:: Given instruction ::
Each line of the material must be returned exactly.

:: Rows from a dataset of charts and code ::
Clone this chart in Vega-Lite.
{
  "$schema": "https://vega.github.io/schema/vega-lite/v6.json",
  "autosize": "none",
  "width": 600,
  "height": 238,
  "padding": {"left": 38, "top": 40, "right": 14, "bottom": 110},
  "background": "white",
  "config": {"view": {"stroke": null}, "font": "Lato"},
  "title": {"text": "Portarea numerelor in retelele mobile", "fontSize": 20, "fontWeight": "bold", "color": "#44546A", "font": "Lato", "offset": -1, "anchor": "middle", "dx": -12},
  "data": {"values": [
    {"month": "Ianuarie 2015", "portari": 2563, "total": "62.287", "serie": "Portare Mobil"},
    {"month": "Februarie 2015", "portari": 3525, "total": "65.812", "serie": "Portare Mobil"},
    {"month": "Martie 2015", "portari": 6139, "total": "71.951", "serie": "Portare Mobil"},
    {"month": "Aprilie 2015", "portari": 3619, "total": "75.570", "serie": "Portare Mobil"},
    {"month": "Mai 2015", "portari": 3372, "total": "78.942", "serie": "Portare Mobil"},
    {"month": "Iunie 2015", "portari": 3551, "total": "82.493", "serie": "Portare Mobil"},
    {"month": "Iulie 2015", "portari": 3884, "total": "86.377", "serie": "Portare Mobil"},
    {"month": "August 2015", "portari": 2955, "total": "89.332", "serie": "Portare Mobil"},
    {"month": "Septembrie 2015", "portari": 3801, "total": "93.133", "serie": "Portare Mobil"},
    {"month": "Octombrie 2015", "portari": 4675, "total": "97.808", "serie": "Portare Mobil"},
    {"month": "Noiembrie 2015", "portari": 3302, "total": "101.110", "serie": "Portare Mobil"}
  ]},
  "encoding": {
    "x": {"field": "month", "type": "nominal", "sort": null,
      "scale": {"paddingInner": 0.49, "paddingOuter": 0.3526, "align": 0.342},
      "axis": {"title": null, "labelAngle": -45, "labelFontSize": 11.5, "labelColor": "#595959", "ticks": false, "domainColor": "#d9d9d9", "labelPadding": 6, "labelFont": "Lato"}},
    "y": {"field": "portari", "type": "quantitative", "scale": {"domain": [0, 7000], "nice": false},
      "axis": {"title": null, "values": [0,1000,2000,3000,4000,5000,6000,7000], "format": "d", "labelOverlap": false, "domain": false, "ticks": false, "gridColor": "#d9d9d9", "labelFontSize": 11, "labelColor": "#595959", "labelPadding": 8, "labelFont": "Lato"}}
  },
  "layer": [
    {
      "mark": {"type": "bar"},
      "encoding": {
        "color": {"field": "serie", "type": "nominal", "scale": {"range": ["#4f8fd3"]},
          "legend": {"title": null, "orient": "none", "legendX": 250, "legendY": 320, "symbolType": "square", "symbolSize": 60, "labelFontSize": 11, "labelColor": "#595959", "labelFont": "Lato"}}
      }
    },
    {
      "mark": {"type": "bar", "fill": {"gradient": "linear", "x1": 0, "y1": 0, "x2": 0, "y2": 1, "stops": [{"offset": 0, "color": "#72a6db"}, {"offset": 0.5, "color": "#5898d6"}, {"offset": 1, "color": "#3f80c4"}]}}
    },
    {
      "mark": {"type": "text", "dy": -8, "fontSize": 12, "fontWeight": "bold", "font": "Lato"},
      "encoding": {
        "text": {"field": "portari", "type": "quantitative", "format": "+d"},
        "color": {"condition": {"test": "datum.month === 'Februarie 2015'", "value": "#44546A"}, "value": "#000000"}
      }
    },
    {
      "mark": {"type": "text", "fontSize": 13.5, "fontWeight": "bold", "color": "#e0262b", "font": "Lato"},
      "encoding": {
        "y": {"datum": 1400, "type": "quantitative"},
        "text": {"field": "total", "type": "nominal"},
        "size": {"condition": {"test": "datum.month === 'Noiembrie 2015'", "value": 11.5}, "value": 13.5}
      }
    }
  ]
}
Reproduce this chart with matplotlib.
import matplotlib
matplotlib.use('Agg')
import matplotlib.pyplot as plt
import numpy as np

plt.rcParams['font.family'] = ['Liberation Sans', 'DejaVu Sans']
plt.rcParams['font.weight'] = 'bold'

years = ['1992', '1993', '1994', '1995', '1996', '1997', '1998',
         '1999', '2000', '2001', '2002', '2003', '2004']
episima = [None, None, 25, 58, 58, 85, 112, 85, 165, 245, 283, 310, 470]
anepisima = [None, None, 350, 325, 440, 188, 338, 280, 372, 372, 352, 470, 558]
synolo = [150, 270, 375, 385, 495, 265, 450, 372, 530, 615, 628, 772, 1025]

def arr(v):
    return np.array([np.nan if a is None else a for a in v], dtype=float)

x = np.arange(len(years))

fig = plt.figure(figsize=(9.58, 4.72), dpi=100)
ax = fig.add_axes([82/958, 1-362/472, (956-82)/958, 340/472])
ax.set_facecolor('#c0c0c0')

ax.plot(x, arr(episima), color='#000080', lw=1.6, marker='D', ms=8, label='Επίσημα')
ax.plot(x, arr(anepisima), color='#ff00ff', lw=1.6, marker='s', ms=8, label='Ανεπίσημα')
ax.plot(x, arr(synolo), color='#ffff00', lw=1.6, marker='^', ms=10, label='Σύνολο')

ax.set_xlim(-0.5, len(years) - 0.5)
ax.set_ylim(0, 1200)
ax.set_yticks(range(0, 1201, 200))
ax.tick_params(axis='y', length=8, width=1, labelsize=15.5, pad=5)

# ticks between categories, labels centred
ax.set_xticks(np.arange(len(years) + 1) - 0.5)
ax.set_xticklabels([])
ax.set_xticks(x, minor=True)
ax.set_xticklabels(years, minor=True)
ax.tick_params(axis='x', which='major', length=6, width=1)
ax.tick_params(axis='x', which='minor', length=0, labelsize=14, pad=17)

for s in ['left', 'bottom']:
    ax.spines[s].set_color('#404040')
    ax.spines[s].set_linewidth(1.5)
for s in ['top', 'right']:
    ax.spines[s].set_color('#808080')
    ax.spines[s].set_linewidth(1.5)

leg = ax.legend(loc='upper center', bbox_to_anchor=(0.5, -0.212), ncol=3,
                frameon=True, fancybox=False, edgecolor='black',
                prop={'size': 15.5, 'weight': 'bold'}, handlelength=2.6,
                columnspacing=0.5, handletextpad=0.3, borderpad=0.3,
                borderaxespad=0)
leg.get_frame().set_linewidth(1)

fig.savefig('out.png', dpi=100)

:: Task answer ::
Clone this chart in Vega-Lite.
{
  "$schema": "https://vega.github.io/schema/vega-lite/v6.json",
  "autosize": "none",
  "width": 600,
  "height": 238,
  "padding": {"left": 38, "top": 40, "right": 14, "bottom": 110},
  "background": "white",
  "config": {"view": {"stroke": null}, "font": "Lato"},
  "title": {"text": "Portarea numerelor in retelele mobile", "fontSize": 20, "fontWeight": "bold", "color": "#44546A", "font": "Lato", "offset": -1, "anchor": "middle", "dx": -12},
  "data": {"values": [
    {"month": "Ianuarie 2015", "portari": 2563, "total": "62.287", "serie": "Portare Mobil"},
    {"month": "Februarie 2015", "portari": 3525, "total": "65.812", "serie": "Portare Mobil"},
    {"month": "Martie 2015", "portari": 6139, "total": "71.951", "serie": "Portare Mobil"},
    {"month": "Aprilie 2015", "portari": 3619, "total": "75.570", "serie": "Portare Mobil"},
    {"month": "Mai 2015", "portari": 3372, "total": "78.942", "serie": "Portare Mobil"},
    {"month": "Iunie 2015", "portari": 3551, "total": "82.493", "serie": "Portare Mobil"},
    {"month": "Iulie 2015", "portari": 3884, "total": "86.377", "serie": "Portare Mobil"},
    {"month": "August 2015", "portari": 2955, "total": "89.332", "serie": "Portare Mobil"},
    {"month": "Septembrie 2015", "portari": 3801, "total": "93.133", "serie": "Portare Mobil"},
    {"month": "Octombrie 2015", "portari": 4675, "total": "97.808", "serie": "Portare Mobil"},
    {"month": "Noiembrie 2015", "portari": 3302, "total": "101.110", "serie": "Portare Mobil"}
  ]},
  "encoding": {
    "x": {"field": "month", "type": "nominal", "sort": null,
      "scale": {"paddingInner": 0.49, "paddingOuter": 0.3526, "align": 0.342},
      "axis": {"title": null, "labelAngle": -45, "labelFontSize": 11.5, "labelColor": "#595959", "ticks": false, "domainColor": "#d9d9d9", "labelPadding": 6, "labelFont": "Lato"}},
    "y": {"field": "portari", "type": "quantitative", "scale": {"domain": [0, 7000], "nice": false},
      "axis": {"title": null, "values": [0,1000,2000,3000,4000,5000,6000,7000], "format": "d", "labelOverlap": false, "domain": false, "ticks": false, "gridColor": "#d9d9d9", "labelFontSize": 11, "labelColor": "#595959", "labelPadding": 8, "labelFont": "Lato"}}
  },
  "layer": [
    {
      "mark": {"type": "bar"},
      "encoding": {
        "color": {"field": "serie", "type": "nominal", "scale": {"range": ["#4f8fd3"]},
          "legend": {"title": null, "orient": "none", "legendX": 250, "legendY": 320, "symbolType": "square", "symbolSize": 60, "labelFontSize": 11, "labelColor": "#595959", "labelFont": "Lato"}}
      }
    },
    {
      "mark": {"type": "bar", "fill": {"gradient": "linear", "x1": 0, "y1": 0, "x2": 0, "y2": 1, "stops": [{"offset": 0, "color": "#72a6db"}, {"offset": 0.5, "color": "#5898d6"}, {"offset": 1, "color": "#3f80c4"}]}}
    },
    {
      "mark": {"type": "text", "dy": -8, "fontSize": 12, "fontWeight": "bold", "font": "Lato"},
      "encoding": {
        "text": {"field": "portari", "type": "quantitative", "format": "+d"},
        "color": {"condition": {"test": "datum.month === 'Februarie 2015'", "value": "#44546A"}, "value": "#000000"}
      }
    },
    {
      "mark": {"type": "text", "fontSize": 13.5, "fontWeight": "bold", "color": "#e0262b", "font": "Lato"},
      "encoding": {
        "y": {"datum": 1400, "type": "quantitative"},
        "text": {"field": "total", "type": "nominal"},
        "size": {"condition": {"test": "datum.month === 'Noiembrie 2015'", "value": 11.5}, "value": 13.5}
      }
    }
  ]
}
Reproduce this chart with matplotlib.
import matplotlib
matplotlib.use('Agg')
import matplotlib.pyplot as plt
import numpy as np

plt.rcParams['font.family'] = ['Liberation Sans', 'DejaVu Sans']
plt.rcParams['font.weight'] = 'bold'

years = ['1992', '1993', '1994', '1995', '1996', '1997', '1998',
         '1999', '2000', '2001', '2002', '2003', '2004']
episima = [None, None, 25, 58, 58, 85, 112, 85, 165, 245, 283, 310, 470]
anepisima = [None, None, 350, 325, 440, 188, 338, 280, 372, 372, 352, 470, 558]
synolo = [150, 270, 375, 385, 495, 265, 450, 372, 530, 615, 628, 772, 1025]

def arr(v):
    return np.array([np.nan if a is None else a for a in v], dtype=float)

x = np.arange(len(years))

fig = plt.figure(figsize=(9.58, 4.72), dpi=100)
ax = fig.add_axes([82/958, 1-362/472, (956-82)/958, 340/472])
ax.set_facecolor('#c0c0c0')

ax.plot(x, arr(episima), color='#000080', lw=1.6, marker='D', ms=8, label='Επίσημα')
ax.plot(x, arr(anepisima), color='#ff00ff', lw=1.6, marker='s', ms=8, label='Ανεπίσημα')
ax.plot(x, arr(synolo), color='#ffff00', lw=1.6, marker='^', ms=10, label='Σύνολο')

ax.set_xlim(-0.5, len(years) - 0.5)
ax.set_ylim(0, 1200)
ax.set_yticks(range(0, 1201, 200))
ax.tick_params(axis='y', length=8, width=1, labelsize=15.5, pad=5)

# ticks between categories, labels centred
ax.set_xticks(np.arange(len(years) + 1) - 0.5)
ax.set_xticklabels([])
ax.set_xticks(x, minor=True)
ax.set_xticklabels(years, minor=True)
ax.tick_params(axis='x', which='major', length=6, width=1)
ax.tick_params(axis='x', which='minor', length=0, labelsize=14, pad=17)

for s in ['left', 'bottom']:
    ax.spines[s].set_color('#404040')
    ax.spines[s].set_linewidth(1.5)
for s in ['top', 'right']:
    ax.spines[s].set_color('#808080')
    ax.spines[s].set_linewidth(1.5)

leg = ax.legend(loc='upper center', bbox_to_anchor=(0.5, -0.212), ncol=3,
                frameon=True, fancybox=False, edgecolor='black',
                prop={'size': 15.5, 'weight': 'bold'}, handlelength=2.6,
                columnspacing=0.5, handletextpad=0.3, borderpad=0.3,
                borderaxespad=0)
leg.get_frame().set_linewidth(1)

fig.savefig('out.png', dpi=100)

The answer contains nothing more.